Additionally, defendant asks us to find the judgment issued by Judge Waldron an absolute nullity, but cites no legal support for this proposition. Absolute nullities, which may be attacked at any time, at any place, by rule or any other method, are found in LSA–C.C.P. art. 2002. See Anderson v. Anderson, 98–1012 (La.App. 4 Cir. 8/26/98), 718 So.2d 582, 583 n. 2. Subsection (A) of that article provides the exclusive
grounds for rendering a judgment absolutely null:
See Official Revision Comment (e); Accardo v. Dimiceli, 226 La. 435, 76 So.2d 521, 522 (1954).
[I]f it is rendered:
(1) Against an incompetent person not represented as required by law.
(2) Against a defendant who has not been served with process as required by law and who has not waived objection to jurisdiction, or against whom a valid judgment by default has not been taken.
(3) By a court which does not have jurisdiction over the subject matter of the suit.
As there is no basis for nullifying a judgment due to improper recusal procedure, as alleged in this case, we find the judgment in this case is not an absolute nullity.
These assignments of error have no merit.
ASSIGNMENTS OF ERROR NUMBERS FIVE, SIX, AND TEN
Because we find merit in defendant's fifth, sixth, and tenth assignments of error, we pretermit discussion of his other assignments of error.

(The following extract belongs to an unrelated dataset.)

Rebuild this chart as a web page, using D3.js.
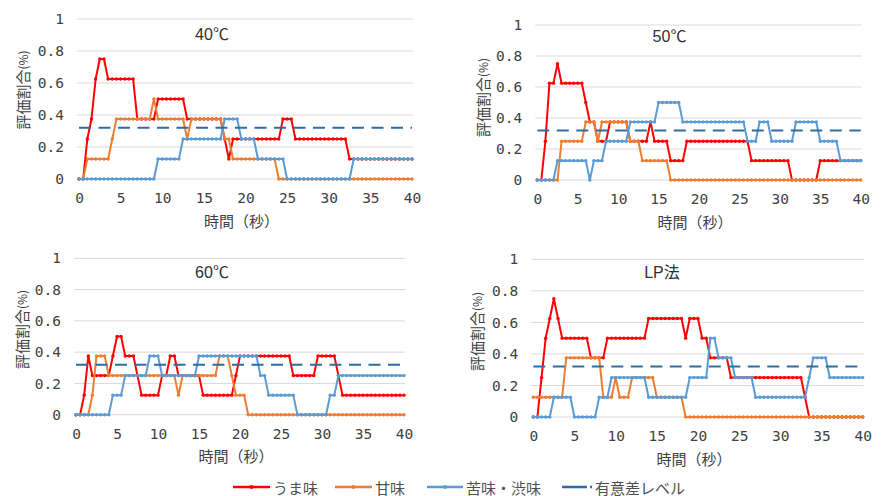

In his fifth assignment of error, defendant argues that the trial court erred when it rendered judgment in favor of plaintiff even though the evidence showed that defendant paid in full the relevant state and federal tax liability which plaintiff claims to have paid. In his sixth assignment of error, defendant argues that the trial court's judgment was in error because plaintiff failed to show that she paid to the IRS and to the Louisiana Department of Revenue the amounts awarded to plaintiff by the trial court. And in his tenth assignment of error, defendant claims that the trial court erred when it rendered judgment in favor of plaintiff even though the evidence showed that the amounts awarded to plaintiff exceed any applicable amounts shown by the evidence and exceed any applicable amounts claimed by plaintiff.
STANDARD OF REVIEW
By these assignments of error, defendant contests the trial court's findings of fact. Accordingly, the “manifest error” or “clearly wrong” standard of review applies. Under this standard, a court of appeal may not set aside a trial court's finding of fact in the absence of manifest error or unless it is clearly wrong. Stobart v. State through Dept. of Transp. & Dev., 617 So.2d 880, 882 (La.1993). This requires the reviewing court to review the record in its entirety to determine whether the trial court's finding was clearly wrong or manifestly erroneous. Id. The issue to be resolved by a reviewing court is not whether the trier of fact was right or wrong, but whether the factfinder's conclusion was a reasonable one. Id. Even though an appellate court may feel its own evaluations and inferences are more reasonable than the factfinder's, reasonable evaluations of credibility and reasonable inferences of fact should not be disturbed upon review where conflict exists in the testimony. Id. However, where documents or objective evidence so contradict the witness's story, or the story itself is so internally inconsistent or implausible on its face, that a reasonable factfinder would not credit the witness's story, the court of appeal may find manifest error or clear wrongness even in a finding purportedly based upon a credibility determination. Id.
DISCUSSION
At trial, defendant introduced into evidence correspondence from the IRS in 2008 and 2009 indicating that an overpayment on defendant's 2006 and 2008 federal taxes was applied to unpaid tax liabilities from 2004 and 2005. The IRS applied $10,848.22 to 2004.
The plaintiff introduced into evidence copies of checks she paid to the IRS in the amounts of $10,862.60 and $120.11 regarding the 2004 tax liability. The evidence also indicates that plaintiff's 2005 tax refund in the amount of $2,710.00 was seized by the IRS and applied to the outstanding 2004 tax liability and $1,918.00 was paid on her 2004 married filing separate return for a total payment for 2004 of $15,610.71 in federal taxes. The evidence further indicates that plaintiff paid $4,453.00 to the Louisiana Department of Revenue in connection with the 2004 state taxes.
In conclusion, the trial judge correctly found, in spite of much confusion, that there was an agreement by the parties whereby plaintiff agreed to file and pay the state taxes and the defendant agreed to file and pay the federal taxes, and they further agreed they would settle up at a later date. The trial judge considered all the evidence as well as the testimony of both parties, and found in favor of plaintiff in the amount of $15,736.55, in effect the amount of federal taxes that she paid. We find the trial court's conclusion is basically correct and certainly not manifestly erroneous in light of the record. Correcting a mathematical error, this court amends the award to $15,610.71, the total 2004 federal tax payments that the plaintiff made. The court affirms the trial court's judgment as amended. The court does not address any entitlement to refunds from the State or IRS.